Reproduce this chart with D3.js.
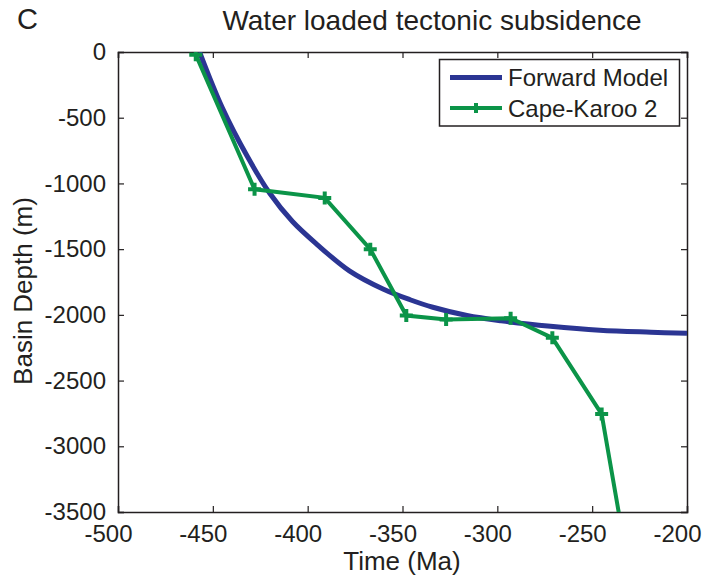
<!DOCTYPE html>
<html>
<head>
<meta charset="utf-8">
<script src="https://cdn.jsdelivr.net/npm/d3@7"></script>
<style>
  body { margin: 0; background: #fff; }
  text { font-family: "Liberation Sans", Arial, sans-serif; fill: #231f20; }
</style>
</head>
<body>
<svg id="chart" width="707" height="585"></svg>
<script>
// forward model curve
var modelTime  = [-457, -445, -432, -420, -408, -395, -378, -360, -346, -334, -316, -298, -272, -246, -219, -200];
var modelDepth = [0, -425, -790, -1075, -1290, -1465, -1665, -1805, -1885, -1942, -2005, -2045, -2087, -2117, -2132, -2140];

// Cape-Karoo 2 points (last one is below the axis, clipped)
var karooTime  = [-459, -428, -391, -367, -348, -327, -293, -271, -245, -230];
var karooDepth = [-20, -1045, -1110, -1500, -2005, -2035, -2025, -2175, -2755, -4000];

var xTicks = [-500, -450, -400, -350, -300, -250, -200];
var yTicks = [0, -500, -1000, -1500, -2000, -2500, -3000, -3500];

var blue = "#2b3593", green = "#0b9448";

var svg = d3.select("#chart");
var m = {left: 118, top: 52, right: 687, bottom: 512};

var x = d3.scaleLinear().domain([-500, -200]).range([m.left, m.right]);
var y = d3.scaleLinear().domain([-3500, 0]).range([m.bottom, m.top]);

svg.append("defs").append("clipPath").attr("id", "clip")
  .append("rect")
  .attr("x", m.left).attr("y", m.top)
  .attr("width", m.right - m.left).attr("height", m.bottom - m.top);

// axes, ticks pointing inwards like matlab
var fmt = function(d) { return String(d); };
var xb = svg.append("g").attr("transform", "translate(0," + m.bottom + ")")
  .call(d3.axisBottom(x).tickValues(xTicks).tickSize(-6).tickPadding(13).tickFormat(fmt));
xb.selectAll(".tick text").attr("dx", -10);
svg.append("g").attr("transform", "translate(0," + m.top + ")")
  .call(d3.axisTop(x).tickValues(xTicks).tickSize(-6).tickFormat(""));
svg.append("g").attr("transform", "translate(" + m.left + ",0)")
  .call(d3.axisLeft(y).tickValues(yTicks).tickSize(-6).tickPadding(12).tickFormat(fmt));
svg.append("g").attr("transform", "translate(" + m.right + ",0)")
  .call(d3.axisRight(y).tickValues(yTicks).tickSize(-6).tickFormat(""));

svg.selectAll(".domain").attr("stroke", "#231f20").attr("stroke-width", 1.5);
svg.selectAll(".tick line").attr("stroke", "#231f20").attr("stroke-width", 1.2);
svg.selectAll(".tick text").style("font-size", "24px").attr("fill", "#231f20");

var plot = svg.append("g").attr("clip-path", "url(#clip)");

var modelData = modelTime.map(function(t, i) { return [t, modelDepth[i]]; });
var karooData = karooTime.map(function(t, i) { return [t, karooDepth[i]]; });

plot.append("path")
  .datum(modelData)
  .attr("fill", "none")
  .attr("stroke", blue)
  .attr("stroke-width", 5)
  .attr("d", d3.line().x(function(d) { return x(d[0]); }).y(function(d) { return y(d[1]); }).curve(d3.curveCatmullRom.alpha(0.5)));

plot.append("path")
  .datum(karooData)
  .attr("fill", "none")
  .attr("stroke", green)
  .attr("stroke-width", 4)
  .attr("d", d3.line().x(function(d) { return x(d[0]); }).y(function(d) { return y(d[1]); }));

plot.selectAll(".mk").data(karooData).enter()
  .append("path")
  .attr("class", "mk")
  .attr("d", "M-6.5,0H6.5M0,-6.5V6.5")
  .attr("stroke", green)
  .attr("stroke-width", 4)
  .attr("transform", function(d) { return "translate(" + x(d[0]) + "," + y(d[1]) + ")"; });

// legend
var lg = svg.append("g");
lg.append("rect")
  .attr("x", 439.5).attr("y", 59.5).attr("width", 240).attr("height", 66.5)
  .attr("fill", "#fff").attr("stroke", "#231f20").attr("stroke-width", 1.5);
var legendItems = [
  {name: "Forward Model", color: blue, w: 5, marker: false},
  {name: "Cape-Karoo 2", color: green, w: 4, marker: true}
];
legendItems.forEach(function(it, i) {
  var ly = 77.5 + i * 30.5;
  lg.append("line").attr("x1", 450).attr("x2", 502).attr("y1", ly).attr("y2", ly)
    .attr("stroke", it.color).attr("stroke-width", it.w);
  if (it.marker) {
    lg.append("path").attr("d", "M-5,0H5M0,-5V5").attr("stroke", it.color).attr("stroke-width", 4)
      .attr("transform", "translate(476," + ly + ")");
  }
  lg.append("text").attr("x", 508).attr("y", ly + 8.5).style("font-size", "24px").text(it.name);
});

// titles
svg.append("text").attr("x", 17).attr("y", 29).style("font-size", "29px").text("C");
svg.append("text").attr("x", 432).attr("y", 30)
  .attr("text-anchor", "middle").style("font-size", "28px").text("Water loaded tectonic subsidence");
svg.append("text").attr("x", 402).attr("y", 570)
  .attr("text-anchor", "middle").style("font-size", "26px").text("Time (Ma)");
svg.append("text").attr("transform", "translate(32,291) rotate(-90)")
  .attr("text-anchor", "middle").style("font-size", "26px").text("Basin Depth (m)");
</script>
</body>
</html>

******************************

» TASK INSTRUCTIONS: Check every line of the data above for the string "chart", and copy those that have it.

» RIGHT ANSWER:
Reproduce this chart with D3.js.
<svg id="chart" width="707" height="585"></svg>
var svg = d3.select("#chart");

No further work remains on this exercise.